I recently corresponded with Maestro Aceves when I received one of his emails that expressed:
Restore the ceremonies, renew the covenants, return to the sacred places, and follow the story in the Sky.”
As Natural Peoples we look to Creation for guidance. We were given ceremonies as textbooks, we made agreements with Natural Powers so that we can continue surviving as a people, we travel to special places of Creation on Earth to make offerings in appreciation of Life, and we learn the cycles above as patterns for our Natural Way of Life.
"Ceremonies as textbooks." These words touch me deeply. There is such beauty in his words that encourages us to think of the natural world differently.
For Texans, this should be an urgent matter as according to a recent Instagram post by Progress Texas, our state is running out of water. Newsweek also has a recent story on this last week on September 11. It's shocking to learn from Agriculture Commissioner Sid Miller, "We lose about a farm a week in Texas, but it's 700 years before we run out of land, the limiting factor is water." Okay... That's not a small "but" to me. In any case, you get the point.
What should also concern us is that recent statistics show that people from around the country are flocking to Texas because it's an affordable state. Long term, this places stress on our state's water supply that is additionally jeopardized by fracking.
To combat all of this, we absolutely do need to address policy related to natural resources, but we also need a different kind of consciousness and permission structure where we are not estranged from the natural world but rather see ourselves as a part of it, even caught up with it as a form of destiny. If we change, the world changes. It's not either-or, but both-and. After all, it doesn't make sense to change policies when the thinking that got us to where we are remains in place.

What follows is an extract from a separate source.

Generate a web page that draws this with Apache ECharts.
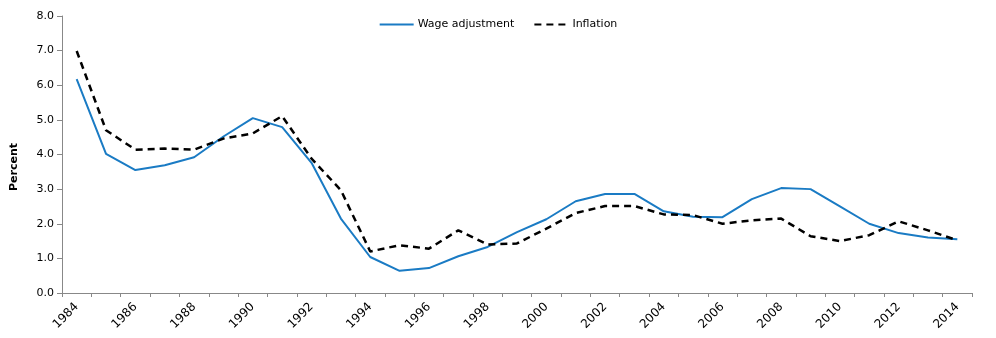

This is what we are collectively about, Academia Cuauhtli, the ICI, the Tanko
Institute, and so many, if not all of us, in the Ethnic Studies Movement. Education is always about changing consciousness. Unfortunately, mainstream schooling with its colonial logics is often about reducing children to a number on a piece of paper—and not just the children, but their teachers and schools. This testing regime has been so terribly harmful. What is there not to love about spending time in nature and taking time to learn, not just from teachers, but from the natural world itself?
For a paper I'm writing that is focused on our work at Academia Cuauhtli where I cite Maestro Aceves, I asked him how he identifies and this is what he shared,
Carlos Aceves Yolohuitzcalotl
Cihuacoatl for Kalpulli Tlalteca People of the Earth Community.
bilingual elementary school teacher
I have seen Maestro Aceves in action. He is the consummate Indigenous bilingual elementary school teacher. I would love to be in his elementary school classroom every single day, were it possible.
Thank you, Maestro Aceves and thank you ICI for our partnership that from our own Xinachtli moment has grown and blossomed exquisitely over the years.